### GIVEN MATERIAL:
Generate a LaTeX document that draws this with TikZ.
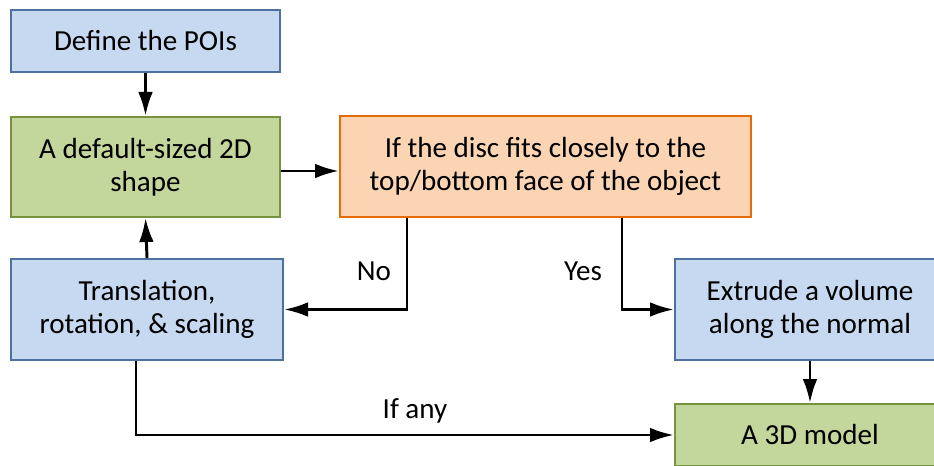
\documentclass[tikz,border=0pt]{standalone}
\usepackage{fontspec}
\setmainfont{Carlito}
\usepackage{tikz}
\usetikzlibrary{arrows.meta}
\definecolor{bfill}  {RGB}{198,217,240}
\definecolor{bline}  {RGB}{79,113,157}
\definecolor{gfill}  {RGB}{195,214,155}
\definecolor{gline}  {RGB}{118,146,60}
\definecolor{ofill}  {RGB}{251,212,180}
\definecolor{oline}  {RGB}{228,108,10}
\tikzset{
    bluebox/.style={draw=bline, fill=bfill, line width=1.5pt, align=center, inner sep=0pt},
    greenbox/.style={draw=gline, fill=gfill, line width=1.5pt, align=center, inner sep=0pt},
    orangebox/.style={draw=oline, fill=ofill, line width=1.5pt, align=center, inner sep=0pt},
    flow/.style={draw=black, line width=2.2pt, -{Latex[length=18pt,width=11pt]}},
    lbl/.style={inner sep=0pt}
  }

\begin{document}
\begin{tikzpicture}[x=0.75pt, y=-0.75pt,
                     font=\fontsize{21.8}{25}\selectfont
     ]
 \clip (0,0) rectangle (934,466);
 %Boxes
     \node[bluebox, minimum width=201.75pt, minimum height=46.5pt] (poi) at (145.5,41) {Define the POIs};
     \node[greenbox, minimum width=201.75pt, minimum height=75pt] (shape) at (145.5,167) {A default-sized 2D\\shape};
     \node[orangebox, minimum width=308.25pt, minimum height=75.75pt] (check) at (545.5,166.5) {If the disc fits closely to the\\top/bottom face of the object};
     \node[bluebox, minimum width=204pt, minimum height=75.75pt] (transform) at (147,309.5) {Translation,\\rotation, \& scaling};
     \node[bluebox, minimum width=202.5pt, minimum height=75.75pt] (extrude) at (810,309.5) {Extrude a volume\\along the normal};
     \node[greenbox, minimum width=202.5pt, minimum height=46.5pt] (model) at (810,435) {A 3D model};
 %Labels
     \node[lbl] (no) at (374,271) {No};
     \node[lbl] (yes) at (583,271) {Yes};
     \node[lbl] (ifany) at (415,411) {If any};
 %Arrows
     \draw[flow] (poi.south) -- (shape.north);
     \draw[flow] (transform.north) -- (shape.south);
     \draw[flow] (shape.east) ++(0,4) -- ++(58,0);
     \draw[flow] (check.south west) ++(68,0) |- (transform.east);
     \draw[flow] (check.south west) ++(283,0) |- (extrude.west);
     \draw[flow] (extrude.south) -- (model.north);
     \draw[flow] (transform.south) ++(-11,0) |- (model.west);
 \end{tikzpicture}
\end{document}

### WORK REQUIRED:
Omit the pictures, and quote the material above exactly as given.

### RESULT OF THE EXERCISE:
Generate a LaTeX document that draws this with TikZ.
\documentclass[tikz,border=0pt]{standalone}
\usepackage{fontspec}
\setmainfont{Carlito}
\usepackage{tikz}
\usetikzlibrary{arrows.meta}
\definecolor{bfill}  {RGB}{198,217,240}
\definecolor{bline}  {RGB}{79,113,157}
\definecolor{gfill}  {RGB}{195,214,155}
\definecolor{gline}  {RGB}{118,146,60}
\definecolor{ofill}  {RGB}{251,212,180}
\definecolor{oline}  {RGB}{228,108,10}
\tikzset{
    bluebox/.style={draw=bline, fill=bfill, line width=1.5pt, align=center, inner sep=0pt},
    greenbox/.style={draw=gline, fill=gfill, line width=1.5pt, align=center, inner sep=0pt},
    orangebox/.style={draw=oline, fill=ofill, line width=1.5pt, align=center, inner sep=0pt},
    flow/.style={draw=black, line width=2.2pt, -{Latex[length=18pt,width=11pt]}},
    lbl/.style={inner sep=0pt}
  }

\begin{document}
\begin{tikzpicture}[x=0.75pt, y=-0.75pt,
                     font=\fontsize{21.8}{25}\selectfont
     ]
 \clip (0,0) rectangle (934,466);
 %Boxes
     \node[bluebox, minimum width=201.75pt, minimum height=46.5pt] (poi) at (145.5,41) {Define the POIs};
     \node[greenbox, minimum width=201.75pt, minimum height=75pt] (shape) at (145.5,167) {A default-sized 2D\\shape};
     \node[orangebox, minimum width=308.25pt, minimum height=75.75pt] (check) at (545.5,166.5) {If the disc fits closely to the\\top/bottom face of the object};
     \node[bluebox, minimum width=204pt, minimum height=75.75pt] (transform) at (147,309.5) {Translation,\\rotation, \& scaling};
     \node[bluebox, minimum width=202.5pt, minimum height=75.75pt] (extrude) at (810,309.5) {Extrude a volume\\along the normal};
     \node[greenbox, minimum width=202.5pt, minimum height=46.5pt] (model) at (810,435) {A 3D model};
 %Labels
     \node[lbl] (no) at (374,271) {No};
     \node[lbl] (yes) at (583,271) {Yes};
     \node[lbl] (ifany) at (415,411) {If any};
 %Arrows
     \draw[flow] (poi.south) -- (shape.north);
     \draw[flow] (transform.north) -- (shape.south);
     \draw[flow] (shape.east) ++(0,4) -- ++(58,0);
     \draw[flow] (check.south west) ++(68,0) |- (transform.east);
     \draw[flow] (check.south west) ++(283,0) |- (extrude.west);
     \draw[flow] (extrude.south) -- (model.north);
     \draw[flow] (transform.south) ++(-11,0) |- (model.west);
 \end{tikzpicture}
\end{document}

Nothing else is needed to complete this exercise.